The fact that women have not always been oppressed tells us something about how to overcome oppression. Women are not oppressed because men are intrinsically stronger or more dominant (just as women are not intrinsically weaker and more passive). Sexism is a product of class society; to overcome sexism, we need to change society.
Feminist consciousness is sparked by a rejection of sexism. Because women suffer this sexism directly, through unequal pay, sexual harassment, domestic violence and so on, they may radicalise more readily around the struggle for women's rights. So women will be at the centre of all struggles against sexism.
But the fact that not all women are feminists indicates that feminist consciousness is not inherently female. It is a political position taken by women moved to fight their oppression as women.
To change society, women need allies. Although some women may want to create a female planet where men have been mysteriously eliminated, this is not an achievable goal (or a desirable one for many women). So women need to seek alliances with men in the struggle to change society.
Can men understand women's oppression? Men do benefit from women's oppression. Women do more domestic work and take more responsibility for child-care. freeing men to earn a wage and be economically independent. But men can break from the sexist ideas that accompany this position of relative privilege and join women in the struggle against gender inequality.

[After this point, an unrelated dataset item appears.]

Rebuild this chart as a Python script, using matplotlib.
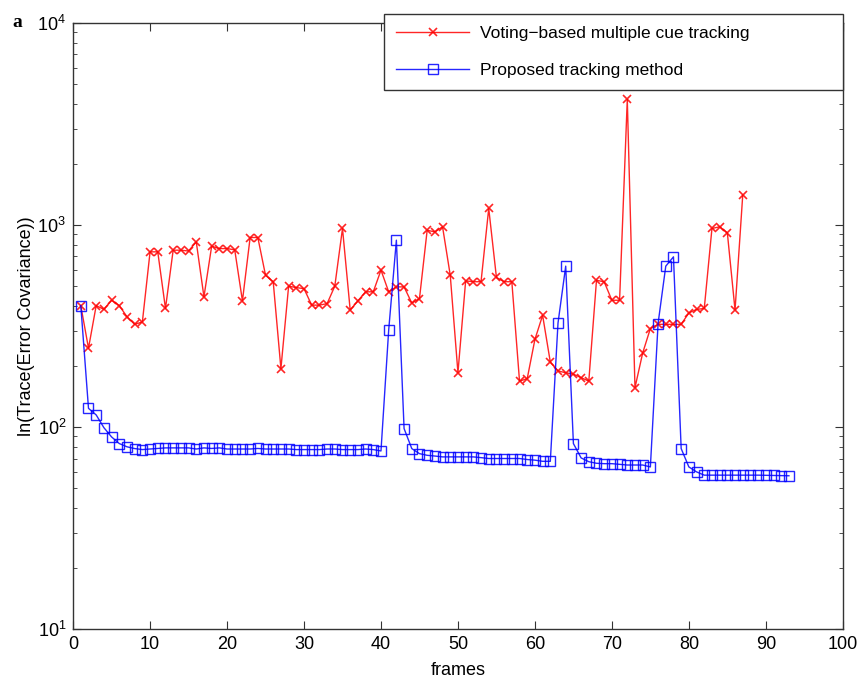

When feminists have taken to the streets to demand abortion rights, equal pay or anti-harassment legislation, men have often joined in these struggle because they have understood the injustices of sexism and because they've recognised that victories against such injustices strengthen common struggles against racism or against their exploitation as workers.
When men involve themselves in these struggles, they are taking a feminist stand. When they commit themselves to the ongoing fight for women's liberation, they can become feminists.
But how can men be feminists when they don't suffer sexism? In the same way that people who don't suffer racism can become anti-racists. In the mass campaign against Pauline Hanson and the racism of the major parties which spilled on to the streets last year, thousands of people — Aboriginal, white and Asian — took a stand against racism. These rallies were energetically built by many people who had never suffered racism directly but were committed to fighting racist prejudices.
Does that mean that men should lead the movement for women's liberation? No. Because sexism silences women, undermines their confidence and teaches them not to lead, the movement for women's liberation must be led by women themselves. Women need to develop their political confidence, determine their own demands and debate which way forward in the fight for equality. But when engaging in struggle against sexism, men who support the demands for women's rights can be part of the feminist movement.
Sexism, racism and homophobia are prejudices fostered by the ruling class to divide working people from each other and protect the social and economic power of the rich. In seeking to overcome these divisions, we need to avoid creating divisions of our own (men can't be feminists, white people can't fight for land rights, heterosexual people wont campaign for gay and lesbian liberation) and instead focus on how the majority of society (who do not benefit from this profits-first system) can fight together against all injustice and oppression.
A strong and united feminist movement will convince many men that we need to fight and eradicate sexism. These men can call themselves feminists.